In this case, the Panel correctly noted that common law trademark rights are permitted under the Policy and even correctly noted that “secondary meaning” is required to be demonstrated. Nevertheless, the Panel based its finding of common law trademark rights in this case on mere “longstanding use of the LIFEBENEFITS mark, along with ownership of an identical domain name, and media recognition”. Ordinarily however, such evidence would likely be insufficient when it comes to a descriptive term such as “life benefits”, in contrast to the case cited by the Panel in support of its finding and which involved a particularly distinctive term, MARQUETTE GOLF CLUB, and which was the subject of “intense efforts to advertise and promote the golf club” (see Marquette Golf Club v. Al Perkins, Forum Number: FA1706001738263, July 27, 2017<marquettegolfclub.com>).
When it comes to descriptive terms, evidence required to show acquired distinctiveness or “secondary meaning” is directly proportional to the degree of non-distinctiveness of the mark at issue. Panels should be wary of easily conferring common law rights upon complainants where the claimed trademark comprises what appears to be a mere common descriptive term. In such cases, the conferral of common law rights upon a merely descriptive term may serve to unjustifiably provide standing to a complainant under the Policy, when in reality the complainant is just one of many users of a common descriptive term in the marketplace. As Lord Herschell in Eastman Photographic Material Co., Ltd. v. Comptroller-General of Patents, Designs and Trade Marks,  AA.C. 571 at p. 580:
“The vocabulary of the English language is common property: it belongs alike to all; and no one ought to be permitted to prevent other members of the community from using it for purposes of description, a word which has reference to the character of quality of the goods.”

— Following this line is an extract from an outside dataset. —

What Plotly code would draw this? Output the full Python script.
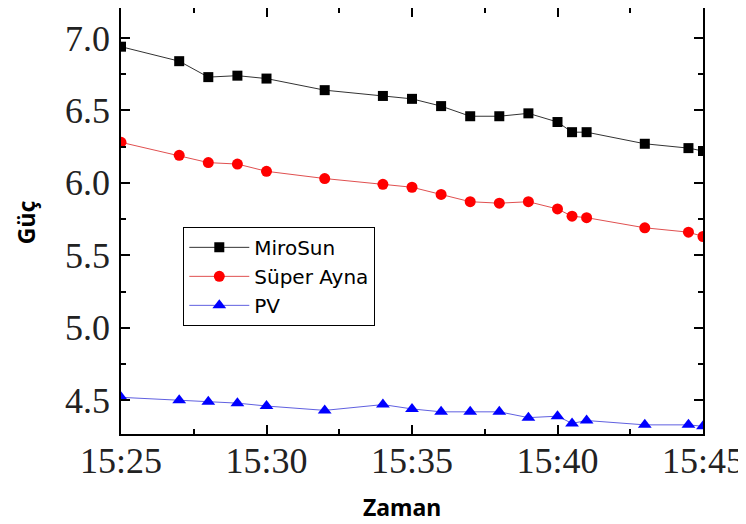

This case also raises the issue of to what extent a Complainant is required to disclose such unhelpful facts as a USPTO refusal for the very mark which it alleges is the subject of trademark rights. The UDRP Rules require a Complainant to certify that “the information contained in [the] Complaint is to the best of Complainant’s knowledge complete and accurate”. If the Complainant in this case did not disclose to the Panel that its claimed trademark had been refused by the USPTO, the Complainant may have breached its certification of a “complete and accurate” Complaint and thereby deprived the Panel of crucial facts which could have altered the outcome of this case.